======== Stored rows ========

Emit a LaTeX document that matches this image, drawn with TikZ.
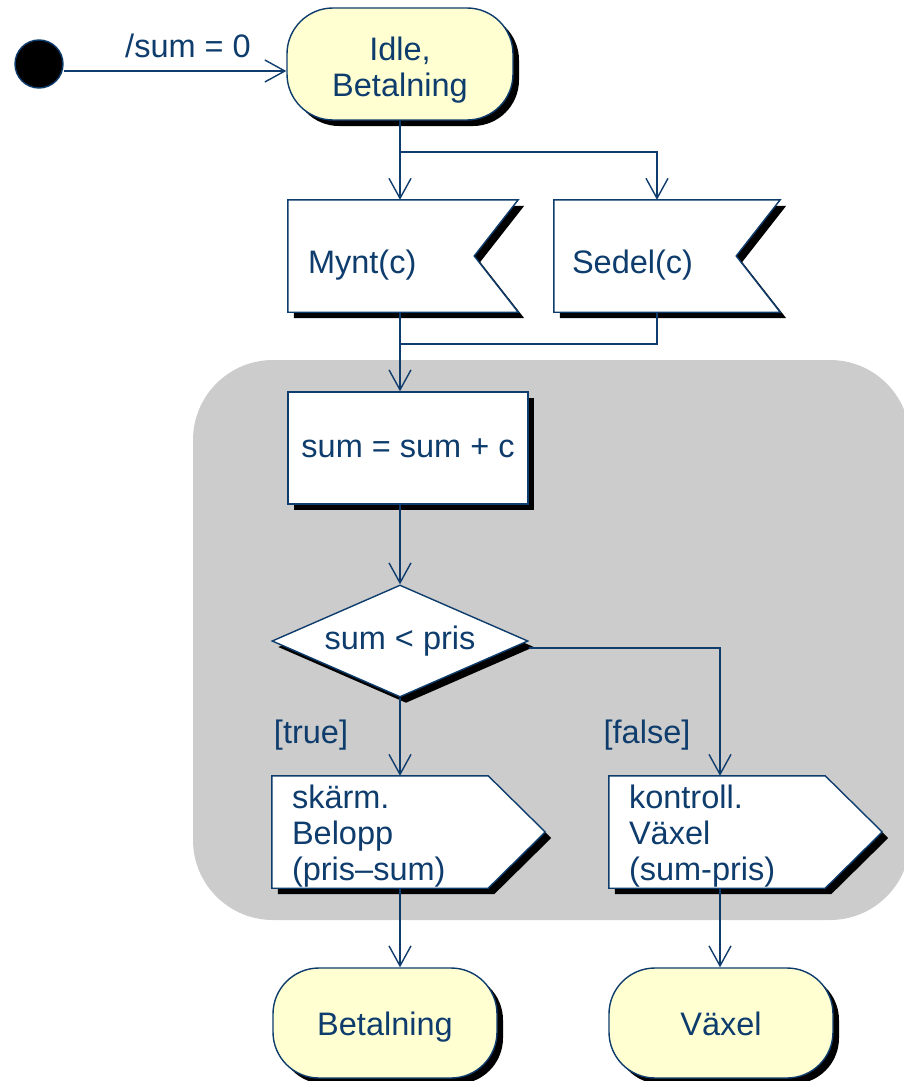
\documentclass[tikz,border=0pt]{standalone}
\usepackage{fontspec}
\setmainfont{Liberation Sans}
\usetikzlibrary{arrows.meta,shadows,shapes.geometric,calc}
\definecolor{ink}{HTML}{0E3C6C}
\definecolor{statefill}{HTML}{FFFFD2}
\definecolor{region}{HTML}{CCCCCC}
\pgfdeclarelayer{back}
\pgfdeclarelayer{mid}
\pgfsetlayers{back,mid,main}

\begin{document}
\begin{tikzpicture}[x=1pt,y=-1pt,
  every node/.style={text=ink, font=\fontsize{32.5}{36}\selectfont},
  shade/.style={drop shadow={shadow xshift=6pt,shadow yshift=-6pt,opacity=1,fill=black}},
  line/.style={draw=ink, line width=1.4pt},
  arr/.style={line, -{Straight Barb[length=20pt,width=22pt]}},
  state/.style={draw=ink, line width=1.4pt, fill=statefill, rounded corners=46pt,
    minimum height=112pt, align=center, inner sep=0pt, shade},
  initial/.style={circle, fill=black, draw=ink, line width=1.4pt, minimum size=48pt, inner sep=0pt},
  action/.style={rectangle, draw=ink, line width=1.4pt, fill=white, minimum width=240pt,
    minimum height=112pt, shade},
  choice/.style={diamond, draw=ink, line width=1.4pt, fill=white, aspect=2.3,
    minimum width=256pt, minimum height=112pt, inner sep=0pt, shade},
  recvbox/.style={minimum height=112pt, text width=190pt, inner xsep=#1, inner ysep=0pt,
    text height=42pt, text depth=7pt, align=left},
  sendbox/.style={minimum height=112pt, text width=233pt, inner xsep=20pt, inner ysep=0pt,
    text height=31pt, align=left},
  guard/.style={inner sep=0pt}
]
\useasboundingbox (0,0) rectangle (903,1081);

% region holding the payment handling
\begin{pgfonlayer}{back}
  \fill[region, rounded corners=80pt] (193,360) rectangle (910,920);
\end{pgfonlayer}

% states and actions
\node[initial] (init) at (39,64) {};
\node[state, minimum width=226pt, text height=71.5pt] (idle) at (400,64) {Idle,\\Betalning};
\node[recvbox=20pt] (mynt) at (403,256) {Mynt(c)};
\node[recvbox=18pt] (sedel) at (667,256) {Sedel(c)};
\node[action] (act) at (408,448) {sum = sum + c};
\node[choice] (dec) at (400,641) {sum < pris};
\node[sendbox] (skarm) at (408.5,832) {sk\"arm.\\Belopp\\(pris--sum)};
\node[sendbox] (kontr) at (745.5,832) {kontroll.\\V\"axel\\(sum-pris)};
\node[state, minimum width=224pt, minimum height=110pt, text height=32pt, text depth=7pt] (betal) at (385,1023) {Betalning};
\node[state, minimum width=224pt, minimum height=110pt, text height=32pt, text depth=7pt] (vaxel) at (721,1023) {V\"axel};

% signal outlines drawn beneath their texts
\begin{pgfonlayer}{mid}
  \foreach \n in {mynt,sedel}{
    \foreach \d/\col/\dr in {6pt/black/none,0pt/white/ink}{
      \path[fill=\col, draw=\dr, line width=1.4pt, line join=miter]
        ([shift={(\d,-\d)}]\n.north west) -- ([shift={(\d,-\d)}]\n.north east)
        -- ([shift={(\d-44pt,-\d)}]\n.east) -- ([shift={(\d,-\d)}]\n.south east)
        -- ([shift={(\d,-\d)}]\n.south west) -- cycle;
    }
  }
  \foreach \n in {skarm,kontr}{
    \foreach \d/\col/\dr in {6pt/black/none,0pt/white/ink}{
      \path[fill=\col, draw=\dr, line width=1.4pt, line join=miter]
        ([shift={(\d,-\d)}]\n.north west) -- ([shift={(\d-57pt,-\d)}]\n.north east)
        -- ([shift={(\d,-\d)}]\n.east) -- ([shift={(\d-57pt,-\d)}]\n.south east)
        -- ([shift={(\d,-\d)}]\n.south west) -- cycle;
    }
  }
\end{pgfonlayer}

% branch points
\coordinate (fork) at (400,152);
\coordinate (forkr) at (657,152);
\coordinate (join) at (400,344);
\coordinate (joinr) at (657,344);
\coordinate (falsecol) at (720,648);

% transitions
\draw[arr] ([yshift=-7pt]init.east) -- node[guard, above=12pt, xshift=13pt] {/sum = 0} ([yshift=-7pt]idle.west);
\draw[arr] (idle.south) -- (fork |- mynt.north);
\draw[arr] (fork) -- (forkr) -- (forkr |- sedel.north);
\draw[line] (forkr |- sedel.south) -- (joinr) -- (join);
\draw[arr] (join |- mynt.south) -- (join |- act.north);
\draw[arr] (join |- act.south) -- (dec.north);
\draw[arr] (dec.south) -- (dec.south |- skarm.north);
\draw[arr] ([yshift=-7pt]dec.east) -- (falsecol) -- (falsecol |- kontr.north);
\draw[arr] (dec.south |- skarm.south) -- (dec.south |- betal.north);
\draw[arr] (falsecol |- kontr.south) -- (falsecol |- vaxel.north);

% guards
\node[guard] (gtrue) at (311,735) {[true]};
\node[guard] (gfalse) at (647,735) {[false]};
\end{tikzpicture}
\end{document}
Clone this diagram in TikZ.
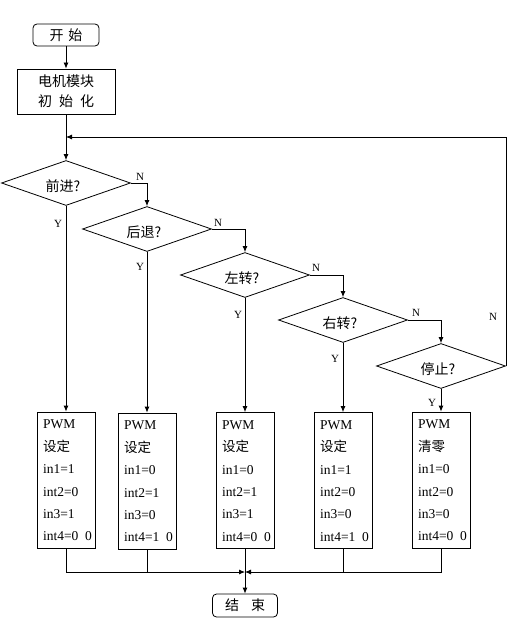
\documentclass[tikz,border=0pt]{standalone}
\usepackage{fontspec}
\setmainfont{Liberation Serif}
\newfontfamily\cjk{Noto Sans CJK SC}
\usetikzlibrary{arrows.meta,shapes.geometric}
\begin{document}
\begin{tikzpicture}[x=1pt,y=-1pt,line width=0.8pt,
  arr/.style={-{Latex[length=6pt,width=5pt]}},
  lbl/.style={font=\fontsize{11}{13}\selectfont, inner sep=0},
  term/.style={draw, rounded corners=4pt, minimum width=66, minimum height=22, inner sep=0, font=\cjk\fontsize{14}{16}\selectfont},
  proc/.style={draw, minimum width=98, minimum height=45, inner sep=0, align=center, font=\cjk\fontsize{14}{20}\selectfont},
  dec/.style={draw, diamond, aspect=2.8, minimum width=129, minimum height=45, inner sep=0},
  dtxt/.style={inner sep=0, font=\cjk\fontsize{14}{16}\selectfont},
  pwm/.style={draw, minimum width=58, minimum height=136, inner sep=0},
  pwmtxt/.style={anchor=north west, inner sep=0, align=left, font=\fontsize{13.5}{22.4}\selectfont}
]
\useasboundingbox (0,0) rectangle (528,618);

% start and init
\node[term] (start) at (66,35) {开\hspace{5pt}始};
\node[proc] (init) at (66,91.5) {电机模块\\初\hspace{7pt}始\hspace{7pt}化};
\draw[arr] (start.south) -- (init.north);

% decisions
\node[dec] (d1) at (66,183) {};
\node[dec] (d2) at (147,229) {};
\node[dec] (d3) at (245,275) {};
\node[dec] (d4) at (343,320) {};
\node[dec] (d5) at (441,366) {};
\node[dtxt] (d1t) at ([shift={(-3,3)}]d1.center) {前进?};
\node[dtxt] (d2t) at ([shift={(-3,3)}]d2.center) {后退?};
\node[dtxt] (d3t) at ([shift={(-3,3)}]d3.center) {左转?};
\node[dtxt] (d4t) at ([shift={(-3,3)}]d4.center) {右转?};
\node[dtxt] (d5t) at ([shift={(-3,3)}]d5.center) {停止?};

\coordinate (lp) at (66,137);
\draw[arr] (init.south) -- (d1.north);
\draw[arr] (d5.east) |- (lp);

\draw[arr] (d1.east) -| (d2.north);
\draw[arr] (d2.east) -| (d3.north);
\draw[arr] (d3.east) -| (d4.north);
\draw[arr] (d4.east) -| (d5.north);

\node[lbl] (n1) at (140,177) {N};
\node[lbl] (n2) at (218,223) {N};
\node[lbl] (n3) at (316,268) {N};
\node[lbl] (n4) at (416,313) {N};
\node[lbl] (n5) at (493,317) {N};

\node[lbl] (y1) at (58,224) {Y};
\node[lbl] (y2) at (140,267) {Y};
\node[lbl] (y3) at (238,315) {Y};
\node[lbl] (y4) at (335,359) {Y};
\node[lbl] (y5) at (432,403) {Y};

% PWM boxes
\node[pwm] (b1) at (66,480) {};
\node[pwm] (b2) at (147,481) {};
\node[pwm] (b3) at (245,480.5) {};
\node[pwm] (b4) at (343,480.5) {};
\node[pwm] (b5) at (441,480) {};

\node[pwmtxt] (t1) at ([shift={(6,8)}]b1.north west) {PWM\\{\cjk 设定}\\in1=1\\int2=0\\in3=1\\int4=0\ \ 0};
\node[pwmtxt] (t2) at ([shift={(6,8)}]b2.north west) {PWM\\{\cjk 设定}\\in1=0\\int2=1\\in3=0\\int4=1\ \ 0};
\node[pwmtxt] (t3) at ([shift={(6,8)}]b3.north west) {PWM\\{\cjk 设定}\\in1=0\\int2=1\\in3=1\\int4=0\ \ 0};
\node[pwmtxt] (t4) at ([shift={(6,8)}]b4.north west) {PWM\\{\cjk 设定}\\in1=1\\int2=0\\in3=0\\int4=1\ \ 0};
\node[pwmtxt] (t5) at ([shift={(6,8)}]b5.north west) {PWM\\{\cjk 清零}\\in1=0\\int2=0\\in3=0\\int4=0\ \ 0};

\draw[arr] (d1.south) -- (b1.north);
\draw[arr] (d2.south) -- (b2.north);
\draw[arr] (d3.south) -- (b3.north);
\draw[arr] (d4.south) -- (b4.north);
\draw[arr] (d5.south) -- (b5.north);

% merge
\coordinate (m) at (245,572);
\node[term, minimum width=65, minimum height=23] (end) at (245,605.5) {结\hspace{12pt}束};
\draw[arr] (b1.south) |- (m);
\draw[arr] (b5.south) |- (m);
\draw (b2.south) -- (b2.south |- m);
\draw (b4.south) -- (b4.south |- m);
\draw[arr] (b3.south) -- (end.north);
\end{tikzpicture}
\end{document}
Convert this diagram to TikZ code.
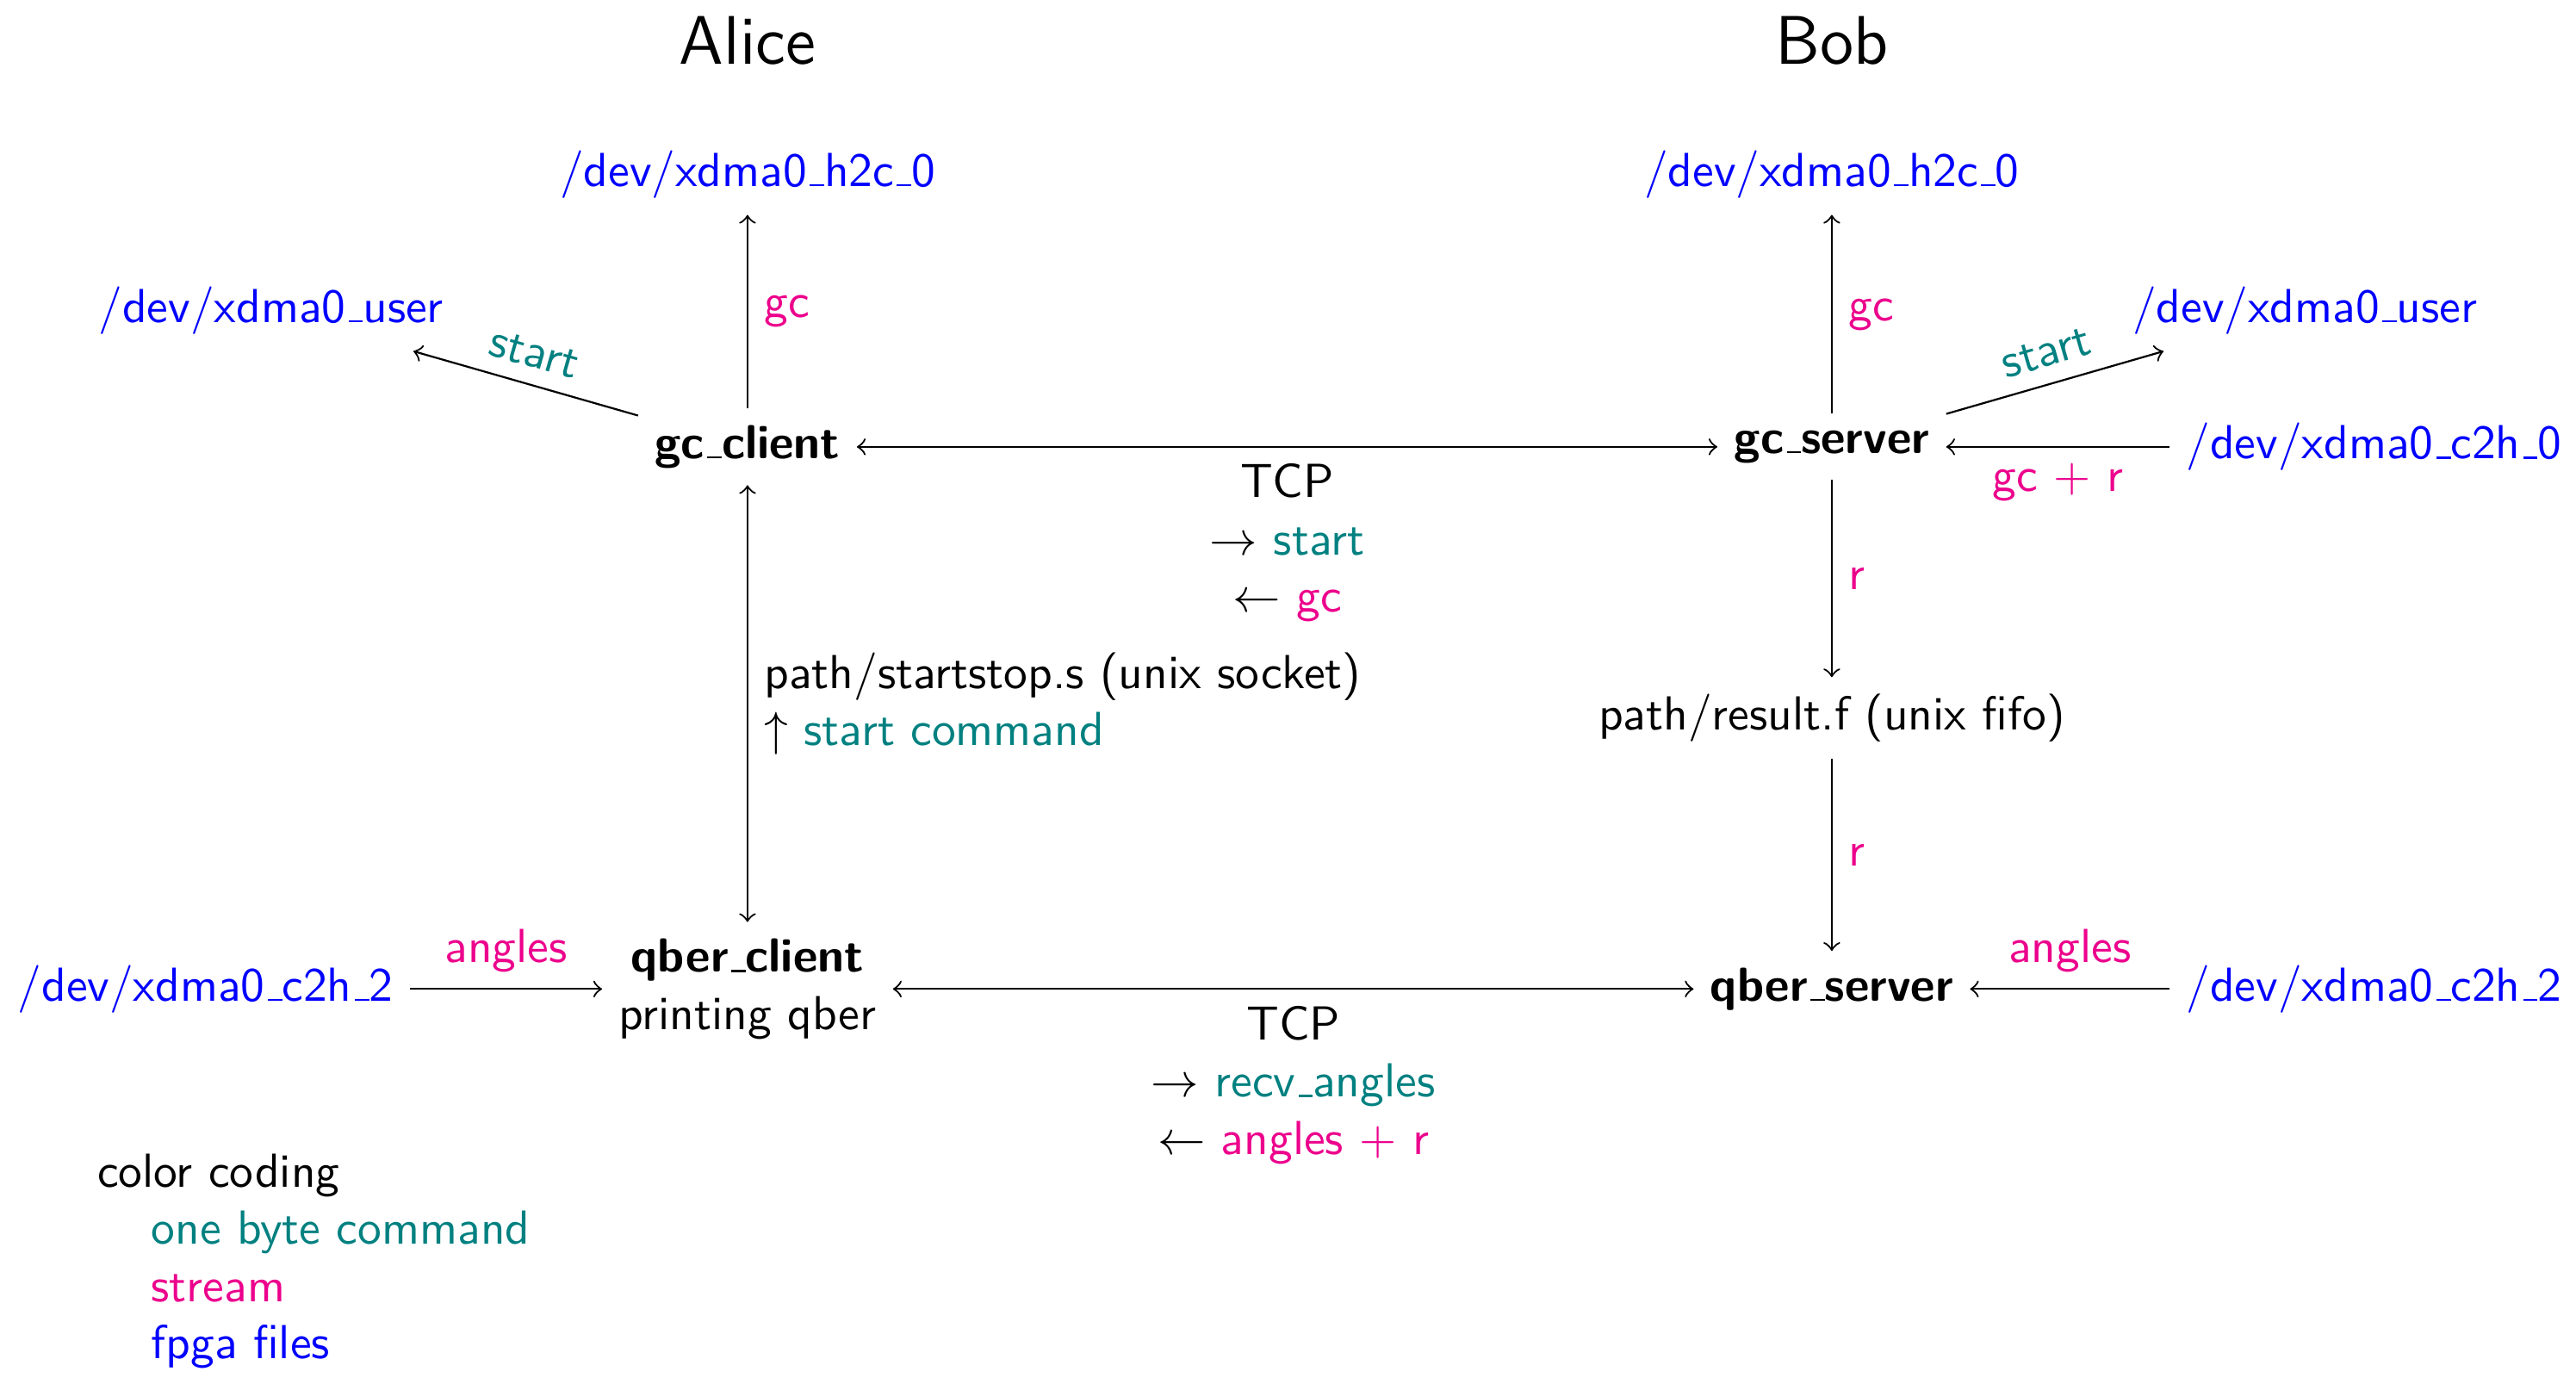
\documentclass[tikz,border=0pt]{standalone}
\usepackage{tikz}
\newcommand\us{\leavevmode\kern.06em\vbox{\hrule width.3em}}
\newcommand\ind{\hspace*{11.3pt}}
\begin{document}
\begin{tikzpicture}[x=0.3440pt,y=-0.3440pt,font=\sffamily,
  file/.style={text=blue},
  cmd/.style={text=teal},
  strm/.style={text=magenta},
  prog/.style={font=\sffamily\bfseries},
  conn/.style={->},
  biconn/.style={<->}]
\useasboundingbox (0,0) rectangle (1568,842);
\node (alice) at (455,25) {\Large Alice};
\node (bob) at (1115,25) {\Large Bob};
\node[file] (h2cA) at (455,106) {/dev/xdma0\us h2c\us 0};
\node[file] (h2cB) at (1115,106) {/dev/xdma0\us h2c\us 0};
\node[file] (userA) at (165,189) {/dev/xdma0\us user};
\node[file] (userB) at (1403,189) {/dev/xdma0\us user};
\node[prog] (gcc) at (455,272) {gc\us client};
\node[prog] (gcs) at (1115,272) {gc\us server};
\node[file] (c2h0) at (1445,272) {/dev/xdma0\us c2h\us 0};
\node (res) at (1115,437) {path/result.f (unix fifo)};
\node[align=center] (qc) at (455,602) {\textbf{qber\us client}\\printing qber};
\node[prog] (qs) at (1115,602) {qber\us server};
\node[file] (c2hA) at (125,602) {/dev/xdma0\us c2h\us 2};
\node[file] (c2hB) at (1445,602) {/dev/xdma0\us c2h\us 2};
\node[align=left,anchor=north west] (legend) at (49,692) {color coding\\
  \ind\textcolor{teal}{one byte command}\\
  \ind\textcolor{magenta}{stream}\\
  \ind\textcolor{blue}{fpga files}};

\draw[conn] (gcc) -- (h2cA) node[midway,right,strm] {gc};
\draw[conn] (gcs) -- (h2cB) node[midway,right,strm] {gc};
\draw[conn] (gcc) -- (userA) node[midway,sloped,above,cmd] {start};
\draw[conn] (gcs) -- (userB) node[midway,sloped,above,cmd] {start};
\draw[biconn] (gcc) -- (gcs) node[midway,below,align=center] {TCP\\
  $\rightarrow$ \textcolor{teal}{start}\\ $\leftarrow$ \textcolor{magenta}{gc}};
\draw[conn] (c2h0) -- (gcs) node[midway,below,strm] {gc $+$ r};
\draw[conn] (gcs) -- (res) node[midway,right,strm] {r};
\draw[conn] (res) -- (qs) node[midway,right,strm] {r};
\draw[biconn] (gcc) -- (qc) node[midway,right,align=left] {path/startstop.s (unix socket)\\
  $\uparrow$ \textcolor{teal}{start command}};
\draw[conn] (c2hA) -- (qc) node[midway,above,strm] {angles};
\draw[conn] (c2hB) -- (qs) node[midway,above,strm] {angles};
\draw[biconn] (qc) -- (qs) node[midway,below,align=center] {TCP\\
  $\rightarrow$ \textcolor{teal}{recv\us angles}\\ $\leftarrow$ \textcolor{magenta}{angles $+$ r}};
\end{tikzpicture}
\end{document}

========

Make an exact copy of the lines from the one that contains "Clone this diagram in TikZ." through the one that contains "(0,0) rectangle (528,618);", both included, and no other lines. Pictures are skipped.

[Result of this task]
Clone this diagram in TikZ.
\documentclass[tikz,border=0pt]{standalone}
\usepackage{fontspec}
\setmainfont{Liberation Serif}
\newfontfamily\cjk{Noto Sans CJK SC}
\usetikzlibrary{arrows.meta,shapes.geometric}
\begin{document}
\begin{tikzpicture}[x=1pt,y=-1pt,line width=0.8pt,
  arr/.style={-{Latex[length=6pt,width=5pt]}},
  lbl/.style={font=\fontsize{11}{13}\selectfont, inner sep=0},
  term/.style={draw, rounded corners=4pt, minimum width=66, minimum height=22, inner sep=0, font=\cjk\fontsize{14}{16}\selectfont},
  proc/.style={draw, minimum width=98, minimum height=45, inner sep=0, align=center, font=\cjk\fontsize{14}{20}\selectfont},
  dec/.style={draw, diamond, aspect=2.8, minimum width=129, minimum height=45, inner sep=0},
  dtxt/.style={inner sep=0, font=\cjk\fontsize{14}{16}\selectfont},
  pwm/.style={draw, minimum width=58, minimum height=136, inner sep=0},
  pwmtxt/.style={anchor=north west, inner sep=0, align=left, font=\fontsize{13.5}{22.4}\selectfont}
]
\useasboundingbox (0,0) rectangle (528,618);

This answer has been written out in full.